The Committee of Ministers notes this information and, in particular, the fact that, unlike in previous reports, the government has included the housing allowance in addition to the basic child allowance in the calculation of the replacement level of the disability pension for a standard beneficiary. It wishes to point out in this respect that the housing allowance is income-tested and therefore cannot not be taken into account for the purpose of assessing the level of the invalidity benefit under the Code. It further observes that, according to the statistics supplied by the government, the disability pension in case of inability of three-quarters, recalculated without the housing allowance, in 1998 would have nearly reached the 50% level prescribed by the Protocol for an invalid with a two-thirds inability; 

3. concerning Part IV (Unemployment benefit) of the Code, as amended by the Protocol, that, in its conclusions of 1997, it asked the government to supply detailed information on the incidence of the new integrated unemployment insurance scheme introduced as of 1 January 1998 on the application of each article of this part of the Code in the manner requested by the report form. However, this information was not included in the government's subsequent reports;  

Finds that Sweden continues to give full effect to the parts of the Code and the Protocol which have been accepted, subject to receiving additional information on Part IX (Invalidity benefit) of the Code, as amended by the Protocol, which is requested below;

Decides to invite the Government of Sweden:

1. to indicate in its next report detailed information on the impact of the pension reform measures on the application of each article of parts V (Old-age benefit), IX (Invalidity benefit) and X (Survivors' benefit) of the Code, as amended by the Protocol, in the manner requested by the report form, together with the text of the new legislation and, if possible, its translation into English;

2. concerning Part IX (Invalidity benefit), Article 54 of the Code, as amended by the Protocol (in conjunction with Articles 56 and 57), to ascertain that this level continues to be attained in Sweden, to include in its next report the updated statistical information necessary for the calculation of the level of invalidity benefit for a standard beneficiary whose inability does not exceed two-thirds and to specify, with reference to the corresponding legal provisions, whether an insured person with a two-thirds inability would in fact be entitled to receive the disability pension in the form of 75% of a full pension, or, if the level of his inability falls short of the three-quarters, whether he would be entitled to a disability pension in the form of 50% of a full pension.
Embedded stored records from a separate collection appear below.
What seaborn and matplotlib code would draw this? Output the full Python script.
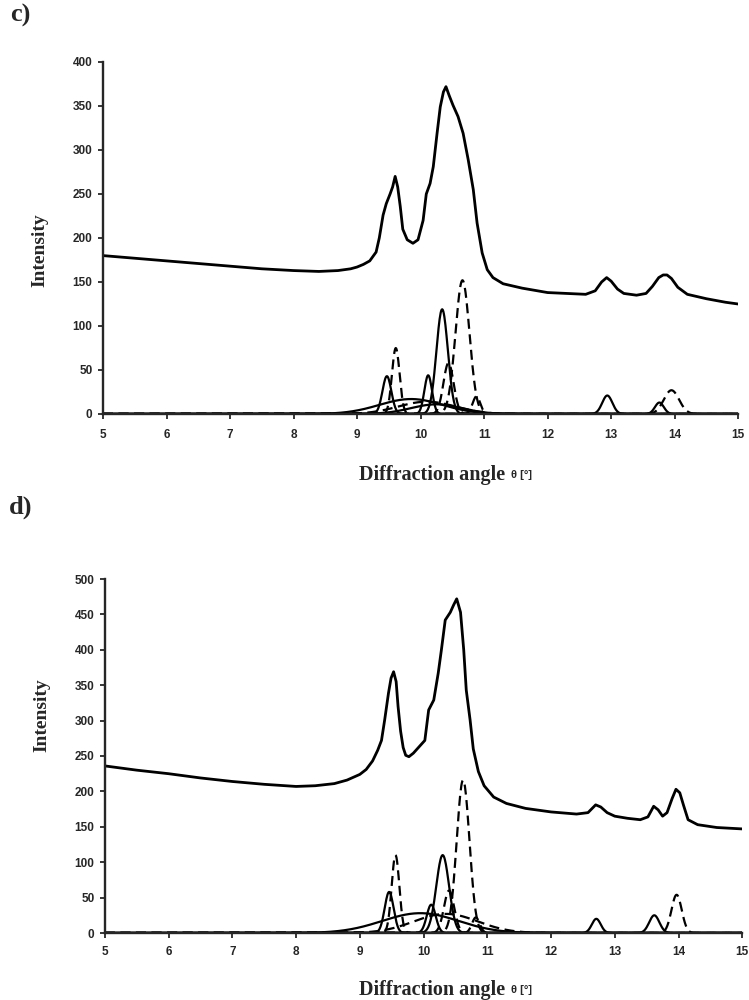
import numpy as np
import pandas as pd
import matplotlib
matplotlib.use("Agg")
import matplotlib.pyplot as plt
import seaborn as sns

sns.set_style("ticks")
plt.rcParams["font.family"] = ["Liberation Sans", "DejaVu Sans"]
plt.rcParams["font.weight"] = "bold"

c_angle = [5.0, 5.5, 6.0, 6.5, 7.0, 7.5, 8.0, 8.4, 8.7, 8.9, 9.0, 9.1, 9.2, 9.3,
           9.35, 9.41, 9.46, 9.52, 9.56, 9.6, 9.64, 9.68, 9.72, 9.79, 9.88, 9.96,
           10.04, 10.09, 10.15, 10.2, 10.26, 10.31, 10.36, 10.4, 10.45, 10.51,
           10.59, 10.67, 10.75, 10.83, 10.89, 10.97, 11.05, 11.14, 11.3, 11.6,
           12.0, 12.3, 12.6, 12.75, 12.85, 12.93, 13.0, 13.1, 13.2, 13.4, 13.55,
           13.65, 13.75, 13.82, 13.88, 13.95, 14.05, 14.2, 14.5, 14.8, 15.0]
c_total = [180, 177, 174, 171, 168, 165, 163, 162, 163, 165, 167, 170, 174, 184,
           200, 226, 239, 250, 258, 270, 258, 236, 210, 198, 194, 198,
           220, 250, 262, 281, 319, 349, 366, 372, 362, 351,
           338, 319, 289, 255, 217, 183, 164, 155, 148, 143,
           138, 137, 136, 140, 150, 155, 151, 142, 137, 135, 137,
           145, 155, 158, 158, 154, 144, 136, 131, 127, 125]

# measured pattern, panel d
d_angle = [5.0, 5.5, 6.0, 6.5, 7.0, 7.5, 8.0, 8.3, 8.6, 8.8, 9.0, 9.1, 9.2, 9.28,
           9.34, 9.39, 9.45, 9.49, 9.53, 9.57, 9.6, 9.64, 9.68, 9.72, 9.77, 9.84,
           9.92, 10.02, 10.08, 10.16, 10.23, 10.28, 10.34, 10.42, 10.47, 10.52,
           10.58, 10.63, 10.67, 10.73, 10.78, 10.86, 10.95, 11.1, 11.3, 11.6,
           12.0, 12.4, 12.58, 12.7, 12.78, 12.88, 13.0, 13.2, 13.4, 13.52, 13.61,
           13.68, 13.75, 13.82, 13.9, 13.96, 14.02, 14.08, 14.15, 14.3, 14.6, 15.0]
d_total = [236, 230, 225, 219, 214, 210, 207, 208, 211, 216, 224, 231, 243, 258,
           272, 301, 339, 360, 369, 355, 320, 285, 262, 251, 249, 254,
           262, 272, 315, 329, 367, 400, 442, 453, 463, 472,
           453, 400, 343, 301, 260, 228, 208, 192, 183, 176,
           171, 168, 170, 181, 178, 170, 165, 162, 160, 164, 179,
           174, 165, 170, 190, 203, 198, 180, 160, 153, 149, 147]

# fitted component peaks: centre, height, width
c_solid_centre = [9.47, 10.12, 10.34, 12.94, 13.76, 9.85, 10.25]
c_solid_height = [43, 44, 119, 21, 13, 17, 11]
c_solid_width = [0.07, 0.06, 0.09, 0.08, 0.07, 0.5, 0.4]
c_dash_centre = [9.61, 10.44, 10.66, 10.88, 13.95, 10.1]
c_dash_height = [75, 58, 152, 20, 27, 14]
c_dash_width = [0.06, 0.08, 0.11, 0.06, 0.12, 0.45]

d_solid_centre = [9.46, 10.12, 10.30, 12.71, 13.62, 9.95]
d_solid_height = [58, 40, 110, 20, 25, 28]
d_solid_width = [0.07, 0.07, 0.1, 0.07, 0.08, 0.6]
d_dash_centre = [9.56, 10.40, 10.62, 10.82, 13.97, 10.35]
d_dash_height = [110, 60, 216, 22, 54, 27]
d_dash_width = [0.06, 0.08, 0.1, 0.06, 0.08, 0.5]

grid = np.linspace(5, 15, 1201)


def draw_peaks(ax, centres, heights, widths, ls):
    for c, h, w in zip(centres, heights, widths):
        y = h * np.exp(-0.5 * ((grid - c) / w) ** 2)
        sns.lineplot(x=grid, y=y, ax=ax, color="k", lw=1.6, linestyle=ls)


fig = plt.figure(figsize=(7.49, 10), dpi=100)
ax_c = fig.add_axes([0.1375, 0.586, 0.848, 0.352])
ax_d = fig.add_axes([0.140, 0.067, 0.851, 0.354])

dash = (0, (4.5, 2.5))
panels = [
    (ax_c, c_angle, c_total, (c_solid_centre, c_solid_height, c_solid_width),
     (c_dash_centre, c_dash_height, c_dash_width), 400, 7),
    (ax_d, d_angle, d_total, (d_solid_centre, d_solid_height, d_solid_width),
     (d_dash_centre, d_dash_height, d_dash_width), 500, 6),
]
for ax, xs, ys, solid, dashed, ytop, xpad in panels:
    sns.lineplot(x=xs, y=ys, ax=ax, color="k", lw=2.0)
    draw_peaks(ax, *solid, "-")
    draw_peaks(ax, *dashed, dash)
    ax.set_xlim(5, 15)
    ax.set_ylim(0, ytop)
    ax.set_xticks(range(5, 16))
    ax.set_yticks(range(0, ytop + 1, 50))
    sns.despine(ax=ax)
    for s in ("left", "bottom"):
        ax.spines[s].set_linewidth(1.7)
    ax.tick_params(axis="both", direction="out", length=3.5, width=1.3,
                   labelsize=8.5)
    ax.tick_params(axis="x", pad=xpad)
    ax.tick_params(axis="y", pad=4)
    ax.set_xlabel("")
    ax.set_ylabel("")

serif = ["Liberation Serif", "DejaVu Serif"]
fig.text(0.014, 0.985, "c)", family=serif, weight="bold", fontsize=19, va="center")
fig.text(0.012, 0.493, "d)", family=serif, weight="bold", fontsize=19, va="center")

for ytxt in (0.525, 0.010):
    fig.text(0.675, ytxt, "Diffraction angle", family=serif, weight="bold",
             fontsize=14.5, ha="right", va="center")
    fig.text(0.682, ytxt, "θ [°]", fontsize=8, ha="left", va="center")

fig.text(0.053, 0.750, "Intensity", family=serif, weight="bold", fontsize=14,
         rotation=90, ha="center", va="center")
fig.text(0.056, 0.285, "Intensity", family=serif, weight="bold", fontsize=14,
         rotation=90, ha="center", va="center")

fig.savefig("out.png", dpi=100)
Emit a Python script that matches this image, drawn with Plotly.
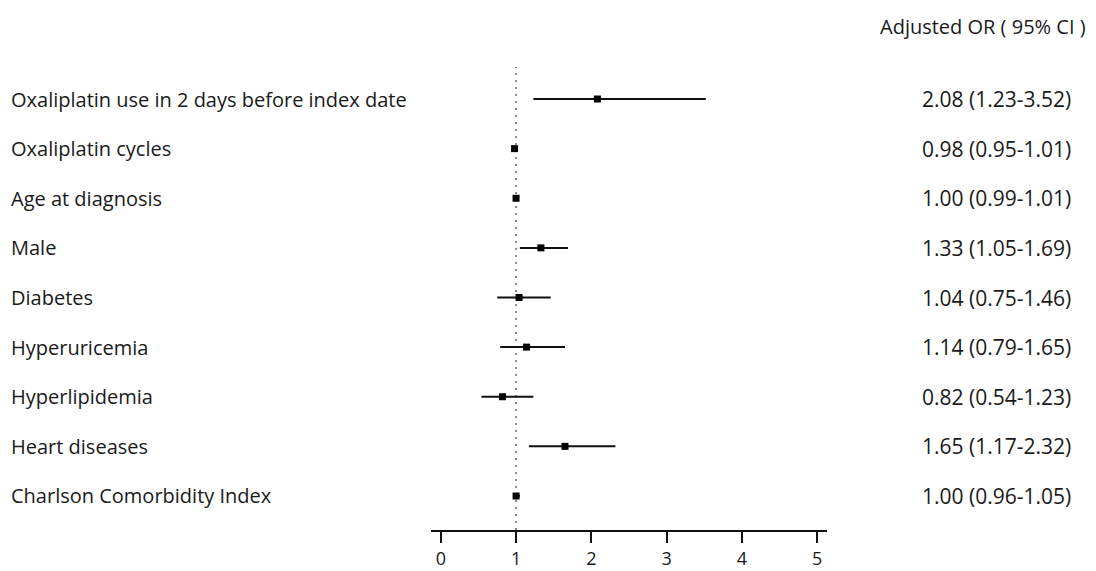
import plotly.graph_objects as go

labels = ["Oxaliplatin use in 2 days before index date", "Oxaliplatin cycles",
          "Age at diagnosis", "Male", "Diabetes", "Hyperuricemia",
          "Hyperlipidemia", "Heart diseases", "Charlson Comorbidity Index"]
odds = [2.08, 0.98, 1.00, 1.33, 1.04, 1.14, 0.82, 1.65, 1.00]
lower = [1.23, 0.95, 0.99, 1.05, 0.75, 0.79, 0.54, 1.17, 0.96]
upper = [3.52, 1.01, 1.01, 1.69, 1.46, 1.65, 1.23, 2.32, 1.05]
header = "Adjusted OR ( 95% CI )"
x_ticks = [0, 1, 2, 3, 4, 5]

n = len(labels)
ypos = [n - i for i in range(n)]
FONT = "Open Sans"
FS_LAB = 20
FS_NUM = 21
FS_TICK = 18
TXT = "#1a1a1a"

fig = go.Figure()
fig.add_trace(go.Scatter(
    x=odds, y=ypos, mode="markers",
    marker=dict(symbol="square", size=7, color="black"),
    error_x=dict(type="data", symmetric=False,
                 array=[u - o for u, o in zip(upper, odds)],
                 arrayminus=[o - l for o, l in zip(odds, lower)],
                 thickness=2, width=0, color="#111111"),
    showlegend=False, hoverinfo="skip"))

fig.add_shape(type="line", xref="x", yref="paper", x0=1, x1=1, y0=0, y1=1,
              line=dict(color="#888888", width=2, dash="2px,5px"), layer="below")

L, R = 431, 827
W = R - L
top, bottom = 67, 530
def px(xp):
    return (xp - L) / W
def py(yp):
    return (bottom - yp) / (bottom - top)

annotations = []
for lab, y, o, lo, hi in zip(labels, ypos, odds, lower, upper):
    annotations.append(dict(x=px(9), y=y, xref="paper", yref="y", text=lab,
                            xanchor="left", yanchor="middle", showarrow=False,
                            font=dict(family=FONT, size=FS_LAB, color=TXT)))
    annotations.append(dict(x=px(1073), y=y, xref="paper", yref="y",
                            text=f"{o:.2f} ({lo:.2f}-{hi:.2f})",
                            xanchor="right", yanchor="middle", showarrow=False,
                            font=dict(family=FONT, size=FS_NUM, color=TXT)))
annotations.append(dict(x=px(1088), y=py(26), xref="paper", yref="paper", text=header,
                        xanchor="right", yanchor="middle", showarrow=False,
                        font=dict(family=FONT, size=FS_LAB, color=TXT)))

fig.update_layout(
    width=1096, height=571,
    margin=dict(l=L, r=1096 - R, t=top, b=571 - bottom, pad=0, autoexpand=False),
    paper_bgcolor="white", plot_bgcolor="white",
    xaxis=dict(range=[-0.13, 5.13], tickvals=x_ticks, ticks="outside", ticklen=11,
               tickwidth=2, tickcolor="#111111", showline=True, linewidth=2,
               linecolor="#111111", showgrid=False, zeroline=False, automargin=False,
               ticklabelstandoff=0,
               tickfont=dict(family=FONT, size=FS_TICK, color=TXT)),
    yaxis=dict(range=[1 - 34 / 49.6, n + 32 / 49.6], visible=False,
               showgrid=False, zeroline=False, automargin=False),
    annotations=annotations,
)

fig.write_html("out.html", config={"displayModeBar": False},
               post_script="document.body.style.margin='0';document.body.style.overflow='hidden';")
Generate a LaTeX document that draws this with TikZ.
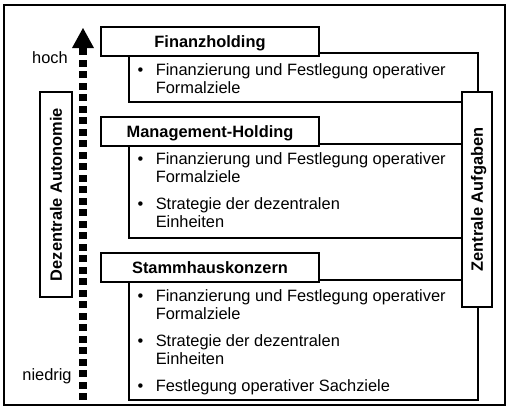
\documentclass[tikz,border=0pt]{standalone}
\usepackage{fontspec}
\setmainfont{Liberation Sans}
\begin{document}
\begin{tikzpicture}[x=1pt,y=-1pt,line width=1.5pt,
  every node/.style={font=\fontsize{16.4}{18}\selectfont},
  bodybox/.style={draw,inner sep=0pt,anchor=north west},
  headbox/.style={draw,fill=white,minimum width=218pt,minimum height=29pt,inner sep=0pt,
    text height=11.7pt,text depth=0pt,font=\fontsize{16.4}{18}\selectfont\bfseries},
  vbox/.style={draw,fill=white,rotate=90,inner sep=0pt,text height=11.7pt,text depth=0pt,
    font=\fontsize{16.4}{18}\selectfont\bfseries},
  txt/.style={anchor=base west,inner sep=0pt},
  bul/.style={anchor=base,inner sep=0pt},
  lbl/.style={anchor=base,inner sep=0pt}]
\useasboundingbox (0,0) rectangle (508,408);
\draw (4,5) rectangle (505,405);
% bodies
\node[bodybox,minimum width=349pt,minimum height=49pt] (fb) at (128,52) {};
\node[bodybox,minimum width=334pt,minimum height=94pt] (mb) at (128,143) {};
\node[bodybox,minimum width=349pt,minimum height=120pt] (sb) at (128,279) {};
% headers
\node[headbox] (fh) at (210,41.5) {Finanzholding};
\node[headbox] (mh) at (210,131.5) {Management-Holding};
\node[headbox] (sh) at (210,267.5) {Stammhauskonzern};
% side boxes
\node[vbox,minimum width=215pt,minimum height=30pt] (za) at (477,199.5) {Zentrale Aufgaben};
\node[vbox,minimum width=205pt,minimum height=32pt] (da) at (56,194.5) {Dezentrale Autonomie};
% arrow
\coordinate (alo) at (83,400);
\coordinate (abase) at (83,47);
\coordinate (atip) at (83,28);
\draw[line width=7.5pt,dash pattern=on 7pt off 4.5pt] (alo) -- (abase);
\fill (atip) -- ++(-11,20) -- ++(22,0) -- cycle;
\node[lbl] (hoch) at (50,63) {hoch};
\node[lbl] (niedrig) at (47,380) {niedrig};
% Finanzholding texts
\node[bul] (fb1) at (140.5,75) {•};
\node[txt] (ft1) at (155,75) {Finanzierung und Festlegung operativer};
\node[txt] (ft2) at (155,93) {Formalziele};
% Management texts
\node[bul] (mb1) at (140.5,164) {•};
\node[txt] (mt1) at (155,164) {Finanzierung und Festlegung operativer};
\node[txt] (mt2) at (155,182) {Formalziele};
\node[bul] (mb2) at (140.5,209) {•};
\node[txt] (mt3) at (155,209) {Strategie der dezentralen};
\node[txt] (mt4) at (155,227) {Einheiten};
% Stammhaus texts
\node[bul] (sb1) at (140.5,301) {•};
\node[txt] (st1) at (155,301) {Finanzierung und Festlegung operativer};
\node[txt] (st2) at (155,319) {Formalziele};
\node[bul] (sb2) at (140.5,346) {•};
\node[txt] (st3) at (155,346) {Strategie der dezentralen};
\node[txt] (st4) at (155,364) {Einheiten};
\node[bul] (sb3) at (140.5,391) {•};
\node[txt] (st5) at (155,391) {Festlegung operativer Sachziele};
\end{tikzpicture}
\end{document}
In any case, the Committee of Ministers would like the government to base its calculations in the next report on the level of the disability pension to which an insured person with two-thirds inability would actually be entitled under the legislation and to specify, if possible in its next report, to what extent the method of calculation of the replacement level of the disability benefit under the current legislation would be affected by the application of the new rules which will enter into force in 2001;

 

3. concerning Part IV (Unemployment benefit) of the Code, as amended by the Protocol, to provide this previously requested information, which would greatly facilitate the task of analysing the relevant provisions of the new legislation.